What I mean is that for SHA-1 objects we keep the object header to
be "<type> <length> NUL".  For objects in newer world, use the
object header to "<type> <hash> <length> NUL", and include the
hashname in the object name computation.

> For loose objects, it would be nice to name the hash in the file, so
> that "file" can understand what is happening if someone accidentally
> mixes types using "cp".  The only downside is losing the ability to
> copy blobs (which have the same content despite being named using
> different hashes) between repositories after determining their new
> names.  That doesn't seem like a strong downside --- it's pretty
> harmless to include the hash type in loose object files, too.  I think
> I would prefer this to be a "magic number" instead of part of the
> zlib-deflated payload, since this way "file" can discover it more
> easily.

Yeah, thanks for doing pros-and-cons for me ;-)

>> If it is a goal to eventually be able to lose SHA-1 compatibility
>> metadata from the objects, then we might want to remove SHA-1 based
>> signature bits (e.g.
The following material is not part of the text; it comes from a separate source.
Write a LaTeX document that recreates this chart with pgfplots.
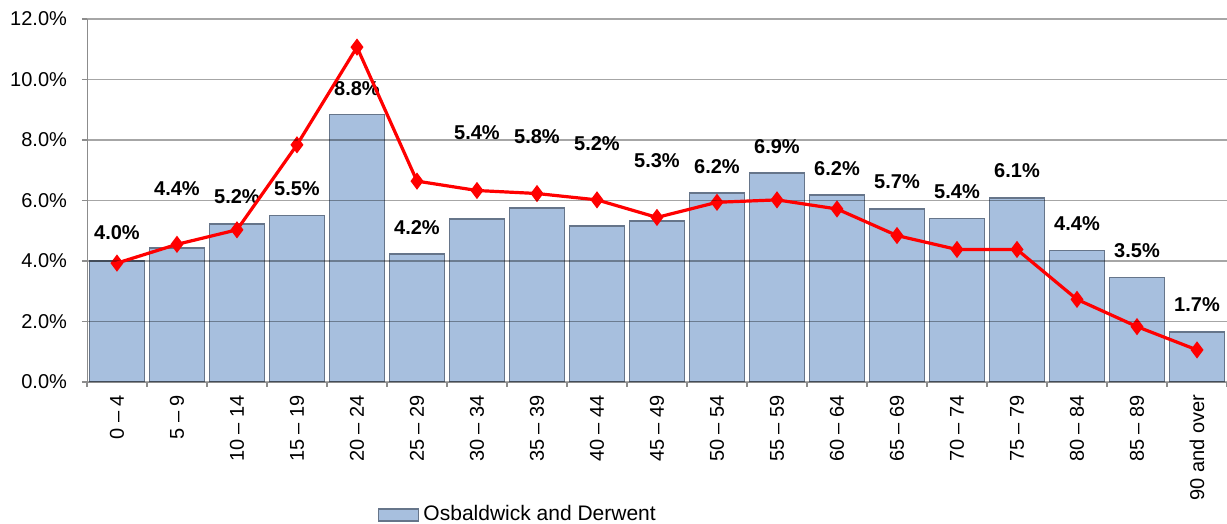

PGP trailer in signed tag, gpgsig header in the
>> commit object) from NewHash contents, and instead have them stored
>> in a side "metadata" table, only to be used while converting back.
>> I dunno if that is desirable.
>
> I don't consider that desirable.

Agreed.  Let's not go there.

>> Hmm, as the corresponding packfile stores object data only in
>> NewHash content format, it is somewhat curious that this table that
>> stores CRC32 of the data appears in the "Tables for each object
>> format" section, as they would be identical, no?  Unless I am
>> grossly misleading the spec, the checksum should either go outside
>> the "Tables for each object format" section but still in .idx, or
>> should be eliminated and become part of the packdata stream instead,
>> perhaps?
>
> It's actually only present for the first object format.  Will find a
> better way to describe this.

I see.  One way to do so is to have it upfront before the "after
this point, these tables repeat for each of the hashes" part of the
file.

>> Oy.  So we can go from a short prefix to the pack location by first
>> finding it via binsearch in the short-name table, realize that it is
>> nth object in the object name order, and consulting this table.
>> When we know the pack-order of an object, there is no direct way to
>> go to its location (short of reversing the name-order-to-pack-order
>> table)?
>
> An earlier version of the design also had a pack-order-to-pack-offset
> table, but we weren't able to think of any cases where that would be
> used without also looking up the object name that can be used to
> verify the integrity of the inflated object.

The primary thing I was interested in knowing was if we tried to
think of any case where it may be useful and then didn't think of
any---I couldn't but I know I am not imaginative enough, and I
wanted to know you guys didn't, either.